Thanks Stacy - Glad you enjoyed my garden soap opera. To be continued ...

Thanks Donna - When I opened the back door and saw the wreckage left by the wind, I wasn't upset. I just accepted it. I would not have been so calm about my possessions being destroyed before I started gardening.

Thanks Masha - It's funny how more is created by neglect than by trying. Though I did plant the bulbs in the first place, I just forgot they were there.

Thanks One - I didn't intend it to be "illuminated", but you have a point. Loved your post about the "illuminated" lotus flower.

Thanks Alistair - Why do I get the feeling that Myra wont be cooking you any dinner tonight ?

Carolyn @ Carolyn's Shade Gardens said...

I just commented on another blog that the triumphs and the tragedies of gardening are both part of its joy.

In the book Cutting for Stone there is a passage about the uneventful day being a great gift. I thought it was so meaningful that I copied it over but left it in Maine. I can relate completely.

b-a-g said...

Thanks Holly - Glad to see your box plants have survived the drought and grown into the hedges that you imagined.

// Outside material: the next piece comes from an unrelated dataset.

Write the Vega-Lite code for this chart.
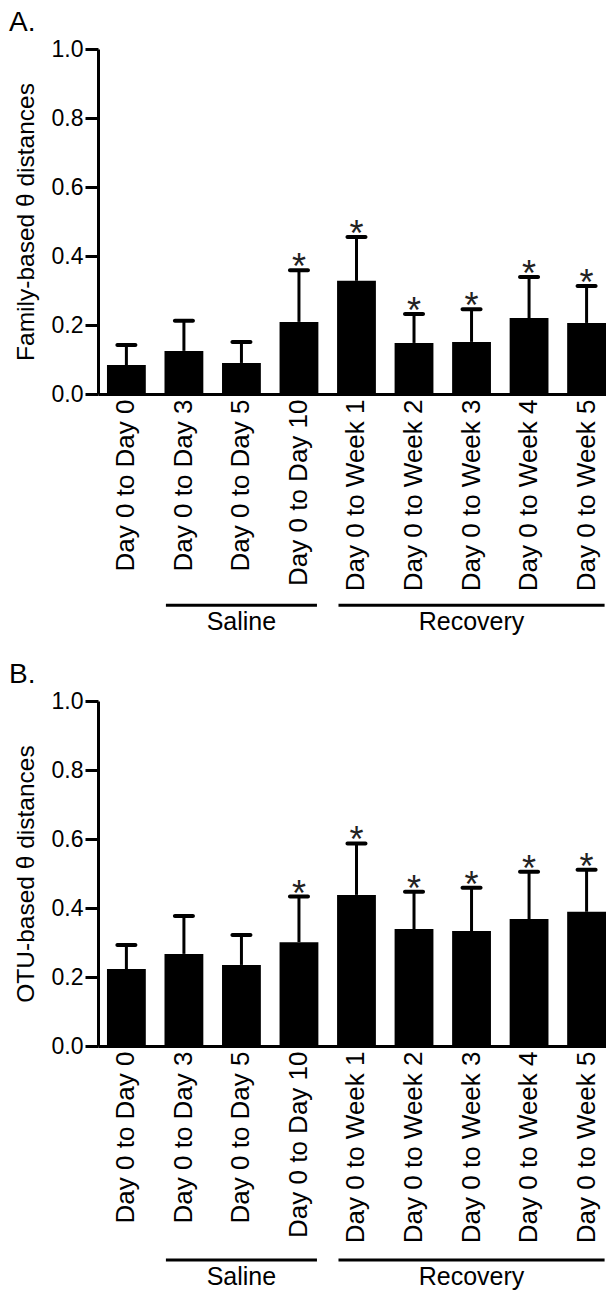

Thanks Carolyn - I admire people who rely on gardening for their livelihoods, despite all the uncontrollable factors. I don't think I could be that brave.

linniew said...

I love the way you carry us along with your highs and lows in this gardening thing b-a-g, it's like being inside my own head. The surprises, like the gladiola blooms, are such a nice gift and keep us going. Very sorry to hear that the wind was rude to your greenhouse. I hope you can just tip it up and tie it down-- Onward!

b-a-g said...

Thanks Linnie - the plastic greenhouse survived, and is now stored away till spring. I even managed to scrape up some of the grandchildren seeds of my original plants.